Imperialistas, fascistas, ñordos y otras lindezas siguen saliendo a borbotones de las bocas de viejos o nuevos consellers o de renombrados o anónimos ultras, y más cuando alguien tiene la ocurrencia de insinuar equidistancia o animadversión hacia los furores colectivos del independentismo. El principal argumento de estos intolerantes es el cansino “ante todo, soy catalán”. El resto, según ellos, son tontitos o enemigos de la nación catalana. Las redes amplifican hasta el infinito las extravagancias de ese esencialismo de principios.
Cantaba Carlos Cano en el Tango de las madres locas que “cada vez que dicen patria, pienso en el pueblo y me pongo a temblar”. En estos tiempos de tantos ismos cada vez que alguien comienza con la declaración “ante todo, soy…” es también para ponerse a temblar porque después viene la degeneración y el grito: del republicanismo se pasa a la republicanitis, del catalanismo a la catalanitis, del españolismo a la españolitis, y así podríamos continuar con muchos principios dogmáticos que derivan en inflamación de todos los entendimientos y en la intolerancia.
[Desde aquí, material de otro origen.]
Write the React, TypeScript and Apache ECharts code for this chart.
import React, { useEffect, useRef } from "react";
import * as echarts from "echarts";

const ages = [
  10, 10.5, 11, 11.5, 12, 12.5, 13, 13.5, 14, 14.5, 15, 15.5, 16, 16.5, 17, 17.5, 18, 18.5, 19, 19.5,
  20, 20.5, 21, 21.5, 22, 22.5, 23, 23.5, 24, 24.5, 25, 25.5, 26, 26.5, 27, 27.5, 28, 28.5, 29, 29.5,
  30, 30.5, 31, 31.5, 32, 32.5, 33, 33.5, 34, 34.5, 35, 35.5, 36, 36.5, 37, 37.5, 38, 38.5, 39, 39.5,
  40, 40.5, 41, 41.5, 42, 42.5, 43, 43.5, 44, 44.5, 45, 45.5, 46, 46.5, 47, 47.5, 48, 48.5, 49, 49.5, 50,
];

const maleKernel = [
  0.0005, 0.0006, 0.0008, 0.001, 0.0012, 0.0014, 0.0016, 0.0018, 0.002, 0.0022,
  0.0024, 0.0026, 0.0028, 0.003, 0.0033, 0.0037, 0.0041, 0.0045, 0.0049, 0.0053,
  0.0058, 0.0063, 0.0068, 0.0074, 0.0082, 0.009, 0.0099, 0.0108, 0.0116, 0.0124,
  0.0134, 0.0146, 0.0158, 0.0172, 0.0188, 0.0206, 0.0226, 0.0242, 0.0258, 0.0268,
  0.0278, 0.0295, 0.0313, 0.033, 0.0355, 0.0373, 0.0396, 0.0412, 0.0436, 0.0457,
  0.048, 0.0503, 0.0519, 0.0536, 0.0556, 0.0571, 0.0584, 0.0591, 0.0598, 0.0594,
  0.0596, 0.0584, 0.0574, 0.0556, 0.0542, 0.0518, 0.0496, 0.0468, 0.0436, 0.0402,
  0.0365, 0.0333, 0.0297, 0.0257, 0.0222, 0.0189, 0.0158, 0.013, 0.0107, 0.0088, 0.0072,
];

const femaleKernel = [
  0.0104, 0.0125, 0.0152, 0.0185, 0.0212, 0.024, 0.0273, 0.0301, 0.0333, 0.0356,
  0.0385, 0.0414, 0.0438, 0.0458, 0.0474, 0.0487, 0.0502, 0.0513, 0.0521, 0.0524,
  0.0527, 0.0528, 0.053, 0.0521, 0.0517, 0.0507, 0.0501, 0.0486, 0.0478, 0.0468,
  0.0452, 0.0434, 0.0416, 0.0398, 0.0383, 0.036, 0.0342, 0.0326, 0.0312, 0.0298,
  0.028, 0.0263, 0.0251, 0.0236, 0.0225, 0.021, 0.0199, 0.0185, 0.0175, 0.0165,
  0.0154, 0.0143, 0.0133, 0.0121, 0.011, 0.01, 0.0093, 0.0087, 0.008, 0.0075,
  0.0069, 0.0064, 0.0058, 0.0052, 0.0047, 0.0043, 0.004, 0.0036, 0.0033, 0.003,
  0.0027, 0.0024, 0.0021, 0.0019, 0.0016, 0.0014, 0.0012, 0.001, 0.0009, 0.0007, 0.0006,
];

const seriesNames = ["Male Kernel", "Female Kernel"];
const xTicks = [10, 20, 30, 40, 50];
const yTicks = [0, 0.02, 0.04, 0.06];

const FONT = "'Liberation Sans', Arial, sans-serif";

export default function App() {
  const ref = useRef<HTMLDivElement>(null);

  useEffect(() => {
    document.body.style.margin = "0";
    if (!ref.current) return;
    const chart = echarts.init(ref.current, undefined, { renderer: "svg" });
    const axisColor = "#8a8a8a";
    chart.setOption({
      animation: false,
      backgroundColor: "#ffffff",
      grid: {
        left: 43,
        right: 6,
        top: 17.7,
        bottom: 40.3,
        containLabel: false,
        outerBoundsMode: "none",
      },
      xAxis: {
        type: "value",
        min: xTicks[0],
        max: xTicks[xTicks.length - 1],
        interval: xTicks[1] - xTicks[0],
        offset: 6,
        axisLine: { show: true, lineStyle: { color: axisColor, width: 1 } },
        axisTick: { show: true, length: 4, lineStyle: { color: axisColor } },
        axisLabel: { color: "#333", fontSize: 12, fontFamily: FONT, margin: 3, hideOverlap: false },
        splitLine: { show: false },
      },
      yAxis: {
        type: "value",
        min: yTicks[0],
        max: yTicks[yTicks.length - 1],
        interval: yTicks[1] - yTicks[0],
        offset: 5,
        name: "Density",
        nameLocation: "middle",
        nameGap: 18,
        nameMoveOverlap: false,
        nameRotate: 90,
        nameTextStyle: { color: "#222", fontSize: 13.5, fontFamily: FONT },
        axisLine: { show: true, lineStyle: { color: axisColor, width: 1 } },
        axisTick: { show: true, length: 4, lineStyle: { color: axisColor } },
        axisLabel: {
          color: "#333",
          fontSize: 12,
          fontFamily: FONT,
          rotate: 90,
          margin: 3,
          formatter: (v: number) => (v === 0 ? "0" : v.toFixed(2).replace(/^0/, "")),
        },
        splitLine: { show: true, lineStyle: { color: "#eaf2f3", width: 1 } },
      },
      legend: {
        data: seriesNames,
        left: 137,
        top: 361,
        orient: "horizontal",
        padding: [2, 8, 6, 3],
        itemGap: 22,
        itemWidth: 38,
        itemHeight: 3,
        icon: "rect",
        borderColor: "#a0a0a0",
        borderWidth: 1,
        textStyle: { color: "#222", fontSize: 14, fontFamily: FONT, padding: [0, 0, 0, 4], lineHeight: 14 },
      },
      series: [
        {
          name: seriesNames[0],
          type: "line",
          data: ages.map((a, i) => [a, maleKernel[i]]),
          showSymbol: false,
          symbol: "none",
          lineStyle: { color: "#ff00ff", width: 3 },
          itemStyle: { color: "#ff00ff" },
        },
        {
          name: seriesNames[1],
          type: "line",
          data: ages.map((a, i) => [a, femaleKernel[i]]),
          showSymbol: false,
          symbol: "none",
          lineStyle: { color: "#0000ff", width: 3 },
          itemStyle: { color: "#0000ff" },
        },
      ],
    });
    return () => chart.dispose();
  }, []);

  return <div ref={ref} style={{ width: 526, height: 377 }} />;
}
Ortega y Gasset fue muy crítico con aquéllos que proclamaban, por ejemplo, “¡Yo, ante todo, soy demócrata!”. En 1917 publicó una paradójica y polémica defensa de la democracia en detrimento de la “tan enojosa monarquía”. En su artículo, titulado Democracia morbosa, señalaba duramente al plebeyismo, entendido como el igualitarismo que se irrita cuando se trata desigualmente a los iguales, “pero no se inmuta al ver tratados igualmente a los desiguales”. El resorte que activaba esta actitud era, siguiendo a Nietzche, el resentimiento. El rencor y la envidia, y no una convicción democrática, serían los fundamentos del pensamiento y práctica igualitarista que, a la postre, se ha convertido en firme aliado de los populismos, impulsores a su vez de formas diversas de totalitarismo.
Como crítica premonitoria sobre los peligros que podía acarrear el ascenso al poder del esencialismo ideológico, Ortega puso este irónico ejemplo: “Imagínese lo que sería un vegetariano en frenesí que aspire a mirar el mundo desde lo alto de su vegetarianismo culinario: en arte censuraría cuanto no fuese el paisaje hortelano; en economía nacional sería eminentemente agrícola; en religión no admitiría sino las arcaicas divinidades cereales; en indumentaria sólo vacilaría entre el cáñamo, el lino y el esparto; y como filósofo se obstinaría en propagar una botánica trascendental”.
Decía Ortega que la democracia es una forma jurídica de derecho público que no es posible trasladarla a todos los órdenes de la vida. Similar reflexión es aplicable a ideologías u organizaciones sociales o políticas, empezando por las más básicas y cotidianas, como las relaciones familiares entre padres e hijos, y continuando en las escuelas o en los partidos. En todas ellas la igualdad o la identidad monolítica es imposible, pero no ha de ser obstáculo para entablar conversaciones entre pareceres distintos, de ese modo se fortalecerán las inteligencias y las relaciones sociales, porque --como dijo Montaigne--, ninguna idea ha de asombrar, ninguna creencia ha de herir, por contraria que sea. Pero el “ante todo, soy…” sí imposibilita cualquier diálogo, por muy democrático que diga ser, porque a priori impone una conclusión que invalida todo, empezando por sí mismo.